* _Record extracts_
(begin)

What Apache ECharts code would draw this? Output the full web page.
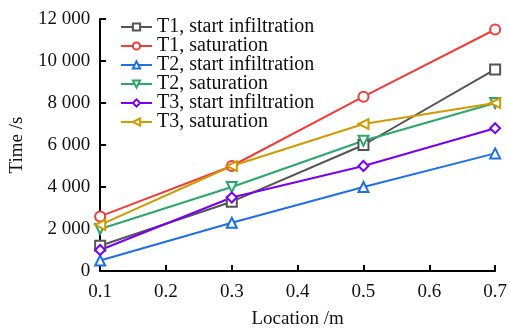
<!DOCTYPE html>
<html><head><meta charset="utf-8">
<script src="https://cdn.jsdelivr.net/npm/echarts@6/dist/echarts.min.js"></script>
<style>html,body{margin:0;padding:0;background:#fff}#c{width:510px;height:334px}</style>
</head><body><div id="c"></div>
<script>
const locations = [0.1, 0.3, 0.5, 0.7];
const seriesNames = ['T1, start infiltration','T1, saturation','T2, start infiltration','T2, saturation','T3, start infiltration','T3, saturation'];
const t1Start = [1200, 3300, 6000, 9600];
const t1Sat = [2600, 5000, 8300, 11500];
const t2Start = [500, 2300, 4000, 5600];
const t2Sat = [2000, 4000, 6200, 8000];
const t3Start = [1000, 3500, 5000, 6800];
const t3Sat = [2200, 5000, 7000, 8000];
const allValues = [t1Start, t1Sat, t2Start, t2Sat, t3Start, t3Sat];
const colors = ['#555555','#f23b3b','#1f6fe6','#2aa86a','#7a00f5','#d09a00'];
const symbols = ['rect','circle','triangle','triangle','diamond','triangle'];
const rotations = [0,0,0,180,0,90];
const font = 'Liberation Serif';
const chart = echarts.init(document.getElementById('c'));
chart.setOption({
  animation: false,
  textStyle: {fontFamily: font},
  grid: {left: 99, right: 13, top: 19, bottom: 61},
  legend: {
    left: 115, top: 12, orient: 'vertical', itemGap: -1, itemWidth: 31, itemHeight: 9,
    textStyle: {fontFamily: font, fontSize: 20, color: '#111'},
    data: seriesNames
  },
  xAxis: {
    type: 'value', min: 0.1, max: 0.7, interval: 0.1,
    name: 'Location /m', nameLocation: 'middle', nameGap: 39,
    nameTextStyle: {fontFamily: font, fontSize: 19, color: '#111'},
    axisLine: {lineStyle: {color: '#000', width: 2}},
    axisTick: {inside: true, length: 6, lineStyle: {color: '#000', width: 2}},
    axisLabel: {fontFamily: font, fontSize: 19, color: '#111', margin: 12, formatter: v => v.toFixed(1)},
    splitLine: {show: false}
  },
  yAxis: {
    type: 'value', min: 0, max: 12000, interval: 2000,
    name: 'Time /s', nameLocation: 'middle', nameGap: 70,
    nameTextStyle: {fontFamily: font, fontSize: 19, color: '#111'},
    axisLine: {show: true, lineStyle: {color: '#000', width: 2}},
    axisTick: {show: true, inside: true, length: 6, lineStyle: {color: '#000', width: 2}},
    axisLabel: {fontFamily: font, fontSize: 19, color: '#111', margin: 10,
      formatter: v => String(v).replace(/\B(?=(\d{3})+(?!\d))/g, ' ')},
    splitLine: {show: false}
  },
  series: seriesNames.map((n, i) => ({
    name: n, type: 'line',
    data: locations.map((x, j) => [x, allValues[i][j]]),
    symbol: symbols[i], symbolSize: 10, symbolRotate: rotations[i],
    lineStyle: {color: colors[i], width: 2},
    itemStyle: {color: '#fff', borderColor: colors[i], borderWidth: 2},
    color: colors[i]
  }))
});
</script></body></html>
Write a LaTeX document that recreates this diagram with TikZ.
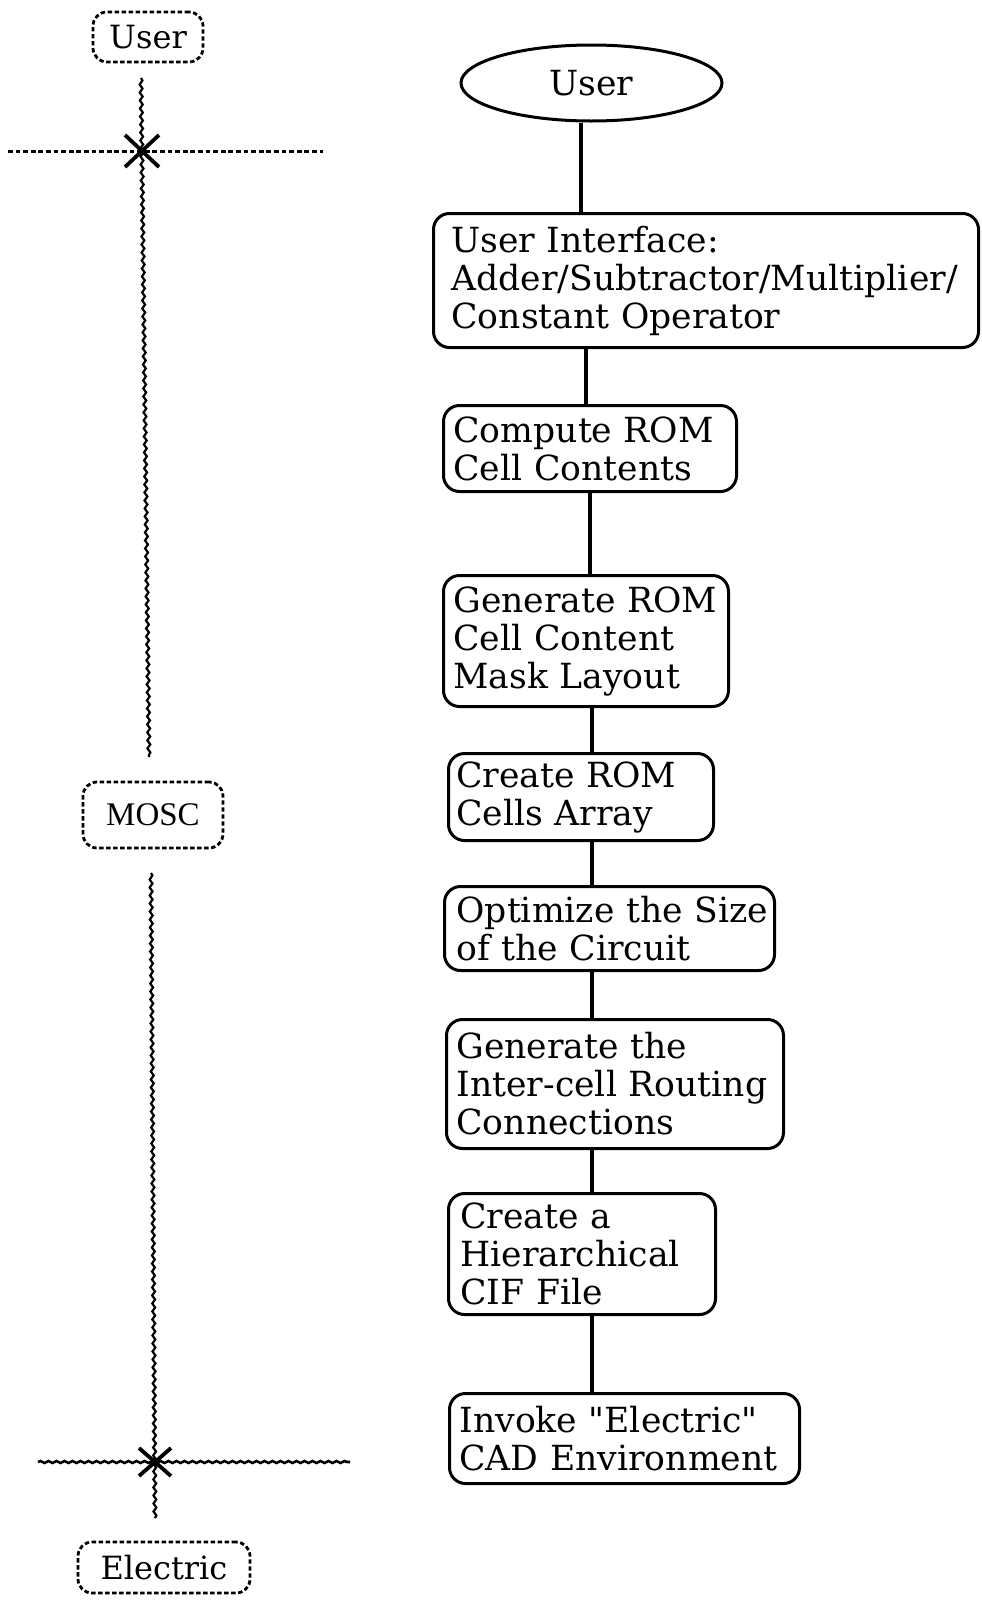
\documentclass[tikz,border=0pt]{standalone}
\usepackage{fontspec}
\setmainfont{DejaVu Serif}
\newfontfamily\plainserif{DejaVu Serif}
\newfontfamily\moscfont{Liberation Serif}
\usetikzlibrary{shapes.geometric,decorations.pathmorphing,calc}
\begin{document}
\begin{tikzpicture}[x=0.5pt,y=-0.5pt,
  stepbox/.style={draw, line width=1.5pt, rounded corners=8pt, anchor=north west,
    align=left, inner xsep=5pt, inner ysep=1pt, font=\plainserif\fontsize{17.3}{19}\selectfont},
  userell/.style={draw, ellipse, line width=1.5pt, inner sep=0pt,
    minimum width=130.5pt, minimum height=38pt, font=\plainserif\fontsize{17.3}{19}\selectfont},
  lanebox/.style={draw, line width=1.4pt, dash pattern=on 2.2pt off 1.3pt,
    rounded corners=7pt, inner sep=0pt},
  conn/.style={line width=1.9pt},
  lifeline/.style={line width=1.1pt, decorate,
    decoration={snake, amplitude=0.7pt, segment length=4pt}},
  boundary/.style={line width=1.5pt, dash pattern=on 2.4pt off 1.4pt},
  wavyboundary/.style={line width=1.3pt, decorate,
    decoration={snake, amplitude=0.5pt, segment length=4pt}},
  xmark/.style={line width=1.9pt}
]
\fill[white] (0,0) rectangle (981,1601);
\useasboundingbox (0,0) rectangle (981,1601);

% ---------- left lane ----------
\node[lanebox, minimum width=55pt, minimum height=25pt,
  font=\plainserif\fontsize{16}{18}\selectfont] (luser) at (148,37) {User};
\node[lanebox, minimum width=70pt, minimum height=33pt,
  font=\moscfont\fontsize{16.5}{18}\selectfont] (mosc) at (153,815) {MOSC};
\node[lanebox, minimum width=86pt, minimum height=25.5pt,
  font=\plainserif\fontsize{16}{18}\selectfont] (lelec) at (164,1567.5) {Electric};

\coordinate (v1) at (141,78);
\coordinate (x1) at (142,151);
\coordinate (v2) at (149,757);
\coordinate (v3) at (151,873);
\coordinate (x2) at (155,1462);
\coordinate (v4) at (155,1518);
\coordinate (h1l) at (8,151);
\coordinate (h1r) at (323,151);
\coordinate (h2l) at (38,1462);
\coordinate (h2r) at (350,1462);

\draw[lifeline] (v1) -- (v2);
\draw[lifeline] (v3) -- (v4);
\draw[boundary] (h1l) -- (h1r);
\draw[wavyboundary] (h2l) -- (h2r);

\draw[xmark] ($(x1)+(-17,-16)$) -- ($(x1)+(17,16)$);
\draw[xmark] ($(x1)+(-17,16)$) -- ($(x1)+(17,-16)$);
\draw[xmark] ($(x2)+(-16,-14)$) -- ($(x2)+(16,14)$);
\draw[xmark] ($(x2)+(-16,14)$) -- ($(x2)+(16,-14)$);

% ---------- main flow ----------
\node[userell] (ell) at (591.5,83) {User};

\node[stepbox, inner xsep=9pt, text width=254.5pt, minimum height=67pt] (ui) at (432,212)
  {\mbox{User Interface:}\\Adder/Subtractor/Multiplier/\\\mbox{Constant Operator}};
\node[stepbox, text width=136.5pt, minimum height=43pt] (comp) at (442,404)
  {\mbox{Compute ROM}\\\mbox{Cell Contents}};
\node[stepbox, text width=132.5pt, minimum height=65.5pt] (mask) at (442,574)
  {\mbox{Generate ROM}\\\mbox{Cell Content}\\\mbox{Mask Layout}};
\node[stepbox, inner xsep=4pt, text width=124.5pt, minimum height=43.5pt] (cells) at (447,752)
  {\mbox{Create ROM}\\\mbox{Cells Array}};
\node[stepbox, inner xsep=6pt, text width=153pt, minimum height=42pt] (opt) at (443,885)
  {\mbox{Optimize the Size}\\\mbox{of the Circuit}};
\node[stepbox, text width=158.5pt, minimum height=64.5pt] (route) at (445,1018)
  {\mbox{Generate the}\\\mbox{Inter-cell Routing}\\Connections};
\node[stepbox, inner xsep=6pt, text width=121.5pt, minimum height=60.5pt] (cif) at (447,1192)
  {\mbox{Create a}\\Hierarchical\\\mbox{CIF File}};
\node[stepbox, text width=165pt, minimum height=45pt] (cad) at (448,1392)
  {\mbox{Invoke "Electric"}\\\mbox{CAD Environment}};

\coordinate (s1) at (581,0);
\coordinate (s2) at (586,0);
\coordinate (s3) at (590,0);
\coordinate (s4) at (592,0);

\draw[conn] (ell.south -| s1) -- (ui.north -| s1);
\draw[conn] (ui.south -| s2) -- (comp.north -| s2);
\draw[conn] (comp.south -| s3) -- (mask.north -| s3);
\draw[conn] (mask.south -| s4) -- (cells.north -| s4);
\draw[conn] (cells.south -| s4) -- (opt.north -| s4);
\draw[conn] (opt.south -| s4) -- (route.north -| s4);
\draw[conn] (route.south -| s4) -- (cif.north -| s4);
\draw[conn] (cif.south -| s4) -- (cad.north -| s4);
\end{tikzpicture}
\end{document}
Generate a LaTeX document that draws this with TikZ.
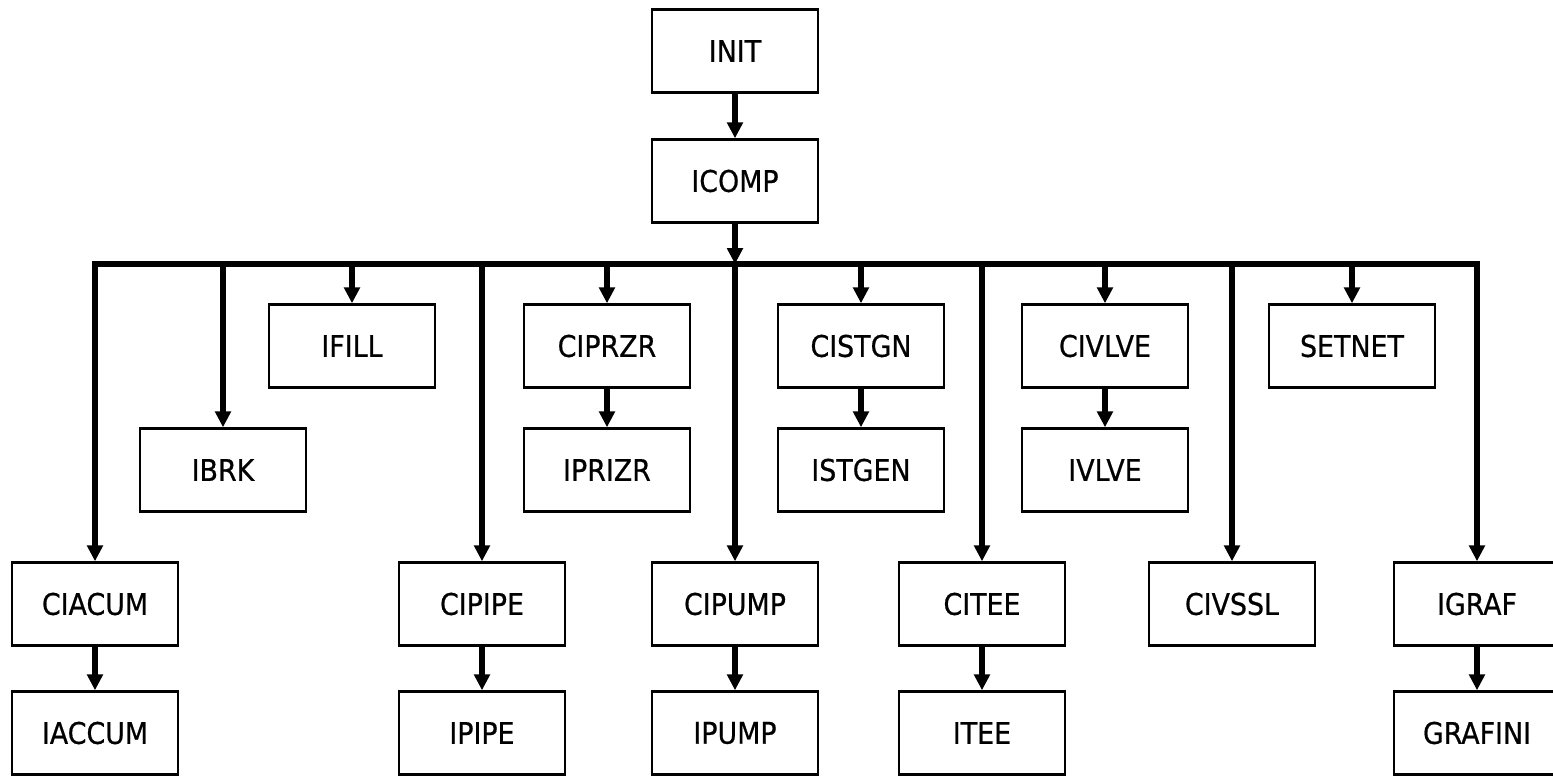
\documentclass[tikz,border=0pt]{standalone}
\usepackage{fontspec}
\setmainfont{DejaVu Sans Condensed}
\newfontfamily\lblfont{DejaVu Sans Condensed}[FakeBold=0.6]
\usetikzlibrary{arrows.meta}
\begin{document}
\begin{tikzpicture}[x=0.02cm,y=-0.02cm,
  box/.style={draw, line width=1.4pt, minimum width=3.32cm, minimum height=1.66cm,
    inner sep=0pt, font=\lblfont\fontsize{17}{20}\selectfont},
  flow/.style={line width=3.3pt, line join=miter, -{Triangle[length=0.32cm,width=0.31cm]}},
  busline/.style={line width=3pt}]
\useasboundingbox (0,0) rectangle (1553,777);

% top of the tree
\node[box] (init)  at (735,51)  {INIT};
\node[box] (icomp) at (735,181) {ICOMP};

% first row under the bus
\node[box] (ifill)  at (352,346)  {IFILL};
\node[box] (ciprzr) at (607,346)  {CIPRZR};
\node[box] (cistgn) at (861,346)  {CISTGN};
\node[box] (civlve) at (1105,346) {CIVLVE};
\node[box] (setnet) at (1352,346) {SETNET};

% second row
\node[box] (ibrk)   at (223,470)  {IBRK};
\node[box] (iprizr) at (607,470)  {IPRIZR};
\node[box] (istgen) at (861,470)  {ISTGEN};
\node[box] (ivlve)  at (1105,470) {IVLVE};

% third row
\node[box] (ciacum) at (95,604)   {CIACUM};
\node[box] (cipipe) at (482,604)  {CIPIPE};
\node[box] (cipump) at (735,604)  {CIPUMP};
\node[box] (citee)  at (982,604)  {CITEE};
\node[box] (civssl) at (1232,604) {CIVSSL};
\node[box] (igraf)  at (1477,604) {IGRAF};

% fourth row
\node[box] (iaccum)  at (95,733)   {IACCUM};
\node[box] (ipipe)   at (482,733)  {IPIPE};
\node[box] (ipump)   at (735,733)  {IPUMP};
\node[box] (itee)    at (982,733)  {ITEE};
\node[box] (grafini) at (1477,733) {GRAFINI};

% distribution bus
\coordinate (bus) at (735,264);

\draw[flow] (init) -- (icomp);
\draw[flow] (icomp) -- (bus);

\draw[flow] (bus) -| (ciacum.north);
\draw[flow] (bus) -| (igraf.north);

\foreach \n in {ibrk,ifill,cipipe,ciprzr,cipump,cistgn,citee,civlve,civssl,setnet}
  \draw[flow] (\n.north |- bus) -- (\n.north);

% second-level calls
\draw[flow] (ciprzr) -- (iprizr);
\draw[flow] (cistgn) -- (istgen);
\draw[flow] (civlve) -- (ivlve);
\draw[flow] (ciacum) -- (iaccum);
\draw[flow] (cipipe) -- (ipipe);
\draw[flow] (cipump) -- (ipump);
\draw[flow] (citee)  -- (itee);
\draw[flow] (igraf)  -- (grafini);
\end{tikzpicture}
\end{document}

(end)

* _Written problem_
Start at the line containing "Generate a LaTeX" and stop at the line containing "(setnet) at (1352,346)"; transcribe those lines exactly, skipping pictures.

* _The completed task_
Generate a LaTeX document that draws this with TikZ.
\documentclass[tikz,border=0pt]{standalone}
\usepackage{fontspec}
\setmainfont{DejaVu Sans Condensed}
\newfontfamily\lblfont{DejaVu Sans Condensed}[FakeBold=0.6]
\usetikzlibrary{arrows.meta}
\begin{document}
\begin{tikzpicture}[x=0.02cm,y=-0.02cm,
  box/.style={draw, line width=1.4pt, minimum width=3.32cm, minimum height=1.66cm,
    inner sep=0pt, font=\lblfont\fontsize{17}{20}\selectfont},
  flow/.style={line width=3.3pt, line join=miter, -{Triangle[length=0.32cm,width=0.31cm]}},
  busline/.style={line width=3pt}]
\useasboundingbox (0,0) rectangle (1553,777);

% top of the tree
\node[box] (init)  at (735,51)  {INIT};
\node[box] (icomp) at (735,181) {ICOMP};

% first row under the bus
\node[box] (ifill)  at (352,346)  {IFILL};
\node[box] (ciprzr) at (607,346)  {CIPRZR};
\node[box] (cistgn) at (861,346)  {CISTGN};
\node[box] (civlve) at (1105,346) {CIVLVE};
\node[box] (setnet) at (1352,346) {SETNET};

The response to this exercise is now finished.